Any ideas why this template is acting up? How can I wrangle it into shape? Is Gmail or IMAP pulling a fast one on me?

Help a coder out!

I’ve encountered similar issues when dealing with Gmail templates. One thing that worked for me was to check for the content type ‘text/html’ explicitly. If it’s HTML, you might need to use an HTML parser like JSoup to extract the text.

Here’s a snippet that might help:

if (part.isMimeType("text/html")) {
    String html = (String) part.getContent();
    Document doc = Jsoup.parse(html);
    return doc.text(); // This strips out all HTML tags
}

Also, some Gmail templates use inline CSS which can mess things up. You might want to look into using a CSS inliner library to normalize the HTML before parsing.

Lastly, don’t forget to handle character encoding. Sometimes, funky character sets can cause unexpected behavior. Setting the correct charset when parsing can save you a lot of headaches.

Hope this helps! Let me know if you need more details.

hey spinninggalaxy, try regex extraction to isolate the plain text. also check if the email is set as ‘text/html’, if so, using an html parser might be necessary. cheers!

Have you considered using Apache Tika? It’s quite robust for parsing various content types, including tricky email formats. I’ve found it particularly useful when dealing with inconsistent templates.

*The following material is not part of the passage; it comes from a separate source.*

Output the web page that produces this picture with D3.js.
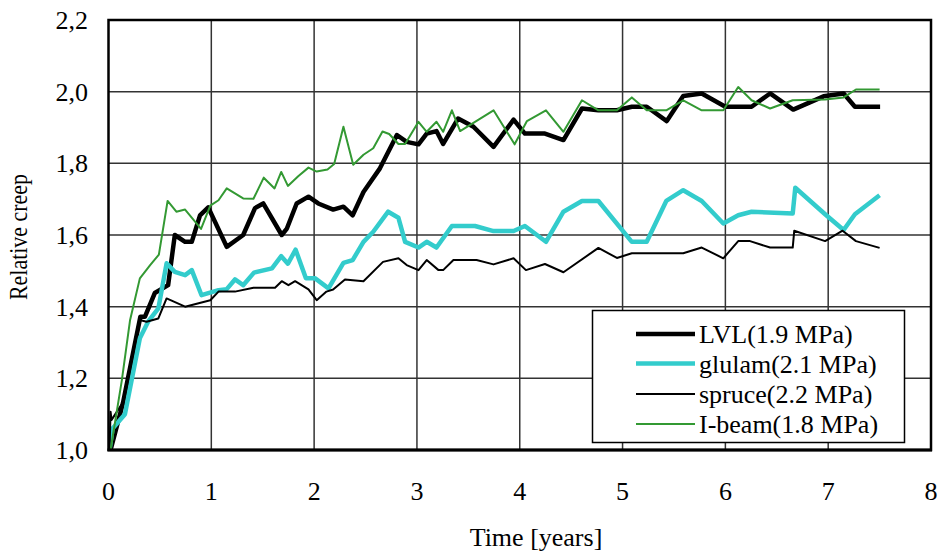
<!DOCTYPE html>
<html>
<head>
<meta charset="utf-8">
<style>
    body { margin: 0; background: #fff; }
    svg text { font-family: 'Liberation Serif', 'Times New Roman', Times, 'DejaVu Serif', serif; fill: #000; }
    .grid line { stroke: #333; stroke-width: 1.5px; }
    .series { fill: none; stroke-linejoin: round; }
</style>
</head>
<body>
<svg id="chart" width="940" height="554"></svg>
<script src="https://d3js.org/d3.v7.min.js"></script>
<script>
    // series data: [time in years, relative creep]
    let lvl = [[0.02,1.0],[0.14,1.13],[0.31,1.372],[0.355,1.372],[0.45,1.438],[0.58,1.46],[0.645,1.60],[0.745,1.581],[0.81,1.581],[0.89,1.655],[0.97,1.677],[1.15,1.567],[1.31,1.60],[1.425,1.675],[1.505,1.688],[1.685,1.60],[1.735,1.618],[1.83,1.688],[1.945,1.707],[2.04,1.688],[2.185,1.671],[2.285,1.679],[2.375,1.655],[2.48,1.72],[2.64,1.786],[2.805,1.879],[2.9,1.86],[3.015,1.853],[3.095,1.883],[3.19,1.89],[3.255,1.854],[3.40,1.925],[3.55,1.902],[3.745,1.846],[3.94,1.922],[4.05,1.883],[4.245,1.883],[4.425,1.865],[4.605,1.953],[4.765,1.948],[4.945,1.948],[5.09,1.958],[5.235,1.958],[5.43,1.918],[5.59,1.988],[5.77,1.995],[6.0,1.958],[6.255,1.958],[6.435,1.995],[6.66,1.95],[6.955,1.987],[7.15,1.995],[7.26,1.958],[7.505,1.958]]

    let glulam = [[0.01,1.0],[0.04,1.06],[0.16,1.10],[0.305,1.312],[0.385,1.358],[0.485,1.395],[0.565,1.521],[0.645,1.497],[0.745,1.488],[0.81,1.502],[0.905,1.432],[1.07,1.446],[1.15,1.449],[1.23,1.476],[1.31,1.46],[1.415,1.495],[1.59,1.507],[1.68,1.541],[1.745,1.52],[1.82,1.559],[1.92,1.479],[2.01,1.479],[2.14,1.451],[2.285,1.522],[2.375,1.53],[2.48,1.581],[2.575,1.609],[2.72,1.665],[2.82,1.648],[2.885,1.581],[3.015,1.565],[3.095,1.581],[3.19,1.565],[3.34,1.625],[3.565,1.625],[3.745,1.611],[3.94,1.611],[4.05,1.625],[4.255,1.581],[4.425,1.665],[4.605,1.695],[4.765,1.695],[5.09,1.581],[5.235,1.581],[5.425,1.695],[5.59,1.725],[5.77,1.695],[5.98,1.632],[6.125,1.655],[6.255,1.665],[6.655,1.66],[6.68,1.732],[6.97,1.658],[7.15,1.614],[7.26,1.658],[7.50,1.711]]

    let spruce = [[0.01,1.0],[0.02,1.107],[0.03,1.084],[0.145,1.135],[0.305,1.363],[0.37,1.358],[0.485,1.367],[0.565,1.423],[0.745,1.40],[0.99,1.418],[1.07,1.442],[1.23,1.442],[1.41,1.453],[1.62,1.453],[1.685,1.471],[1.75,1.46],[1.815,1.471],[1.945,1.448],[2.025,1.418],[2.12,1.442],[2.185,1.448],[2.30,1.476],[2.48,1.471],[2.67,1.525],[2.82,1.535],[2.90,1.516],[3.015,1.502],[3.095,1.53],[3.21,1.502],[3.255,1.502],[3.355,1.53],[3.58,1.53],[3.745,1.518],[3.94,1.535],[4.06,1.502],[4.245,1.519],[4.425,1.496],[4.765,1.564],[4.945,1.536],[5.09,1.549],[5.59,1.549],[5.77,1.565],[5.98,1.535],[6.125,1.583],[6.24,1.583],[6.435,1.565],[6.655,1.565],[6.67,1.612],[6.97,1.583],[7.14,1.612],[7.27,1.583],[7.50,1.564]]

    let ibeam = [[0.02,1.0],[0.13,1.195],[0.21,1.363],[0.305,1.479],[0.405,1.516],[0.49,1.545],[0.575,1.695],[0.66,1.665],[0.745,1.671],[0.90,1.617],[0.99,1.682],[1.07,1.697],[1.15,1.73],[1.31,1.702],[1.41,1.701],[1.51,1.76],[1.615,1.73],[1.68,1.776],[1.745,1.737],[1.845,1.764],[1.945,1.788],[2.025,1.777],[2.13,1.783],[2.195,1.798],[2.285,1.902],[2.38,1.796],[2.48,1.824],[2.575,1.842],[2.665,1.889],[2.73,1.882],[2.82,1.854],[2.885,1.854],[3.015,1.916],[3.095,1.888],[3.19,1.916],[3.255,1.888],[3.34,1.948],[3.42,1.89],[3.745,1.948],[3.95,1.853],[4.07,1.918],[4.255,1.948],[4.425,1.888],[4.605,1.976],[4.765,1.948],[4.945,1.948],[5.09,1.984],[5.235,1.948],[5.425,1.948],[5.59,1.976],[5.77,1.948],[5.98,1.948],[6.125,2.013],[6.255,1.976],[6.435,1.953],[6.655,1.976],[6.97,1.978],[7.15,1.984],[7.27,2.006],[7.50,2.006]]

    let seriesNames = ["LVL(1.9 MPa)", "glulam(2.1 MPa)", "spruce(2.2 MPa)", "I-beam(1.8 MPa)"]
    let seriesColors = ["#000000", "#33cccc", "#000000", "#339933"]
    let seriesWidths = [4.5, 4.5, 2, 2]
    let xTicks = [0, 1, 2, 3, 4, 5, 6, 7, 8]
    let yTicks = [1.0, 1.2, 1.4, 1.6, 1.8, 2.0, 2.2]

    let serif = "'Liberation Serif', 'Times New Roman', Times, 'DejaVu Serif', serif"
    let svg = d3.select("#chart")

    let x = d3.scaleLinear().domain([0, 8]).range([108.5, 931])
    let y = d3.scaleLinear().domain([1, 2.2]).range([450, 20])

    // gridlines
    let grid = svg.append("g").attr("class", "grid")
    grid.selectAll(".vg")
        .data(xTicks.slice(1, -1))
        .enter().append("line")
        .attr("x1", d => x(d)).attr("x2", d => x(d))
        .attr("y1", y(2.2)).attr("y2", y(1))
    grid.selectAll(".hg")
        .data(yTicks.slice(1, -1))
        .enter().append("line")
        .attr("x1", x(0)).attr("x2", x(8))
        .attr("y1", d => y(d)).attr("y2", d => y(d))

    // series
    let line = d3.line().x(d => x(d[0])).y(d => y(d[1]))
    let allSeries = [lvl, glulam, spruce, ibeam]

    svg.append("defs").append("clipPath").attr("id", "plotclip")
        .append("rect")
        .attr("x", x(0)).attr("y", y(2.2))
        .attr("width", x(8) - x(0)).attr("height", y(1) - y(2.2))

    svg.append("g").attr("clip-path", "url(#plotclip)")
        .selectAll("path")
        .data(allSeries)
        .enter().append("path")
        .attr("class", "series")
        .attr("d", d => line(d))
        .attr("stroke", (d, i) => seriesColors[i])
        .attr("stroke-width", (d, i) => seriesWidths[i])

    // plot frame
    svg.append("rect")
        .attr("x", x(0)).attr("y", y(2.2))
        .attr("width", x(8) - x(0)).attr("height", y(1) - y(2.2))
        .attr("fill", "none")
        .attr("stroke", "#000")
        .attr("stroke-width", 2.5)
    svg.append("line")
        .attr("x1", x(0) - 1).attr("x2", x(8) + 1)
        .attr("y1", y(1)).attr("y2", y(1))
        .attr("stroke", "#000").attr("stroke-width", 3)

    // tick labels
    svg.selectAll(".xt")
        .data(xTicks)
        .enter().append("text")
        .attr("x", d => x(d))
        .attr("y", 500)
        .attr("text-anchor", "middle")
        .attr("font-family", serif)
        .attr("font-size", 26)
        .text(d => d)

    svg.selectAll(".yt")
        .data(yTicks)
        .enter().append("text")
        .attr("x", 88)
        .attr("y", d => y(d) + 9)
        .attr("text-anchor", "end")
        .attr("font-family", serif)
        .attr("font-size", 26)
        .text(d => d3.format(".1f")(d).replace(".", ","))

    // axis titles
    svg.append("text")
        .attr("x", 536)
        .attr("y", 546)
        .attr("text-anchor", "middle")
        .attr("font-family", serif)
        .attr("font-size", 26)
        .text("Time [years]")

    svg.append("text")
        .attr("transform", "translate(27,237) rotate(-90)")
        .attr("text-anchor", "middle")
        .attr("textLength", 126)
        .attr("lengthAdjust", "spacingAndGlyphs")
        .attr("font-family", serif)
        .attr("font-size", 26)
        .text("Relative creep")

    // legend
    let legend = svg.append("g")
    legend.append("rect")
        .attr("x", 592.5).attr("y", 310.5)
        .attr("width", 312).attr("height", 132)
        .attr("fill", "#fff")
        .attr("stroke", "#000")
        .attr("stroke-width", 1.5)

    let rows = legend.selectAll(".row")
        .data(seriesNames)
        .enter().append("g")
        .attr("transform", (d, i) => "translate(0," + [334, 363.5, 394, 424][i] + ")")

    rows.append("line")
        .attr("x1", 636).attr("x2", 695)
        .attr("stroke", (d, i) => seriesColors[i])
        .attr("stroke-width", (d, i) => seriesWidths[i])

    rows.append("text")
        .attr("x", 699)
        .attr("y", 9)
        .attr("font-family", serif)
        .attr("font-size", 26)
        .text(d => d)
</script>
</body>
</html>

Here’s a quick example of how you might use it:

Tika tika = new Tika();
String content = tika.parseToString(msg.getInputStream());

This approach often handles mixed content types more gracefully than manual parsing. It might be worth a shot if you’re still struggling with that stubborn template.

Another thought: Are you sure the template isn’t using some non-standard MIME type? It might be worthwhile to log the content type of problematic messages to look for any patterns.